Crowdfunding as an informal source of capital for social causes, artistic projects and startups, is catching on in India, giving the financial market regulators a few sleepless nights. In a recent forum, Reserve Bank of India officials flagged the need to regulate crowdfunding even as the Securities and Exchange Board of India is in the process of readying guidelines for crowdfunding based on a discussion paper it released last June. While framing rules, it is important to refrain from over-regulation; what is needed is a light touch, an approach that will not impede this democratic form for fund-raising.

Globally, regulations for crowdfunding are still in flux. Most regulators are agreed that donation crowdfunding (funding social causes or projects without return expectations) is best left unregulated. But investment crowdfunding — either in the form of equity or peer-to-peer lending where a return is promised — does need regulation as it could entail securities law infractions and abet fraud or money-laundering. A few regulators have solved this problem by completely barring such activity, but others have sought to strike a balance between protecting investor interests and allowing genuinely innovative platforms to flourish. India has a thriving startup economy and a large investor base keen to participate in it. Seen against this backdrop, many of the eligibility criteria proposed by SEBI last year seem to be too restrictive. For retail investors wishing to crowdfund ventures, it proposes an ‘appropriateness’ exam, a minimum annual income of ₹10 lakh and mandatory IT filings for three years, apart from a cap on the amount invested. Most of these conditions can be done away with; a cap on the annual contribution at, say, ₹50,000 per investor should suffice to contain risks.

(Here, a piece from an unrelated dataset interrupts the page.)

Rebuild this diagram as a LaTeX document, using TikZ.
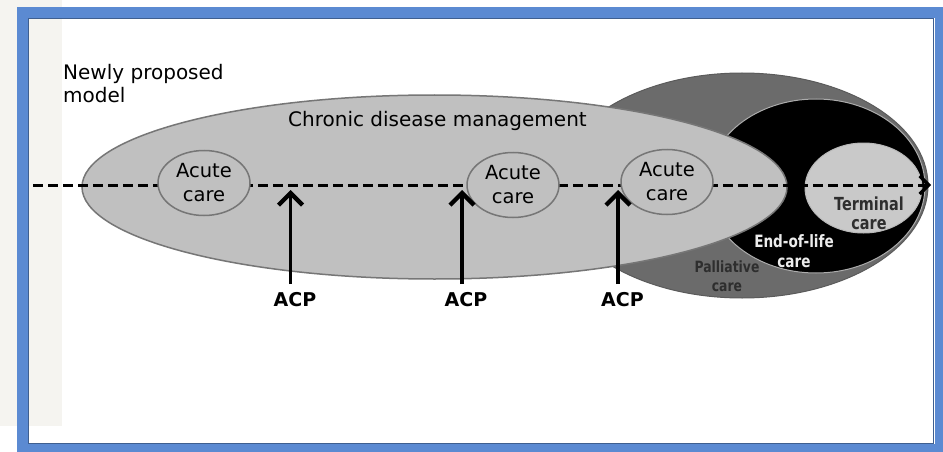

Crowdfunding platforms are rightly required to register, do basic due diligence on offerors and disclose their fee. But allowing only the government, stock exchanges and select entities to operate such platforms stifles innovation. An overall cap (say ₹10 crore) on the monies that can be raised by a single venture should be sufficient to curb systemic risk and prevent misuse of these platforms for money-laundering.

For many years now, financial regulators have tried to forcibly discourage retail investors from risk-taking by setting up high entry barriers to vehicles like venture funds, private equity funds and even SME IPOs. But this hasn’t prevented investors from chasing high returns on fly-by-night IPOs or dubious money-pooling schemes. Given that some retail investors do clearly have an appetite for risk, maybe it is time to allow them to participate in startups through crowdfunding on a caveat emptor basis. After all, crowdfunding platforms only reach out to the internet-savvy population, which is well equipped to do its homework before investing.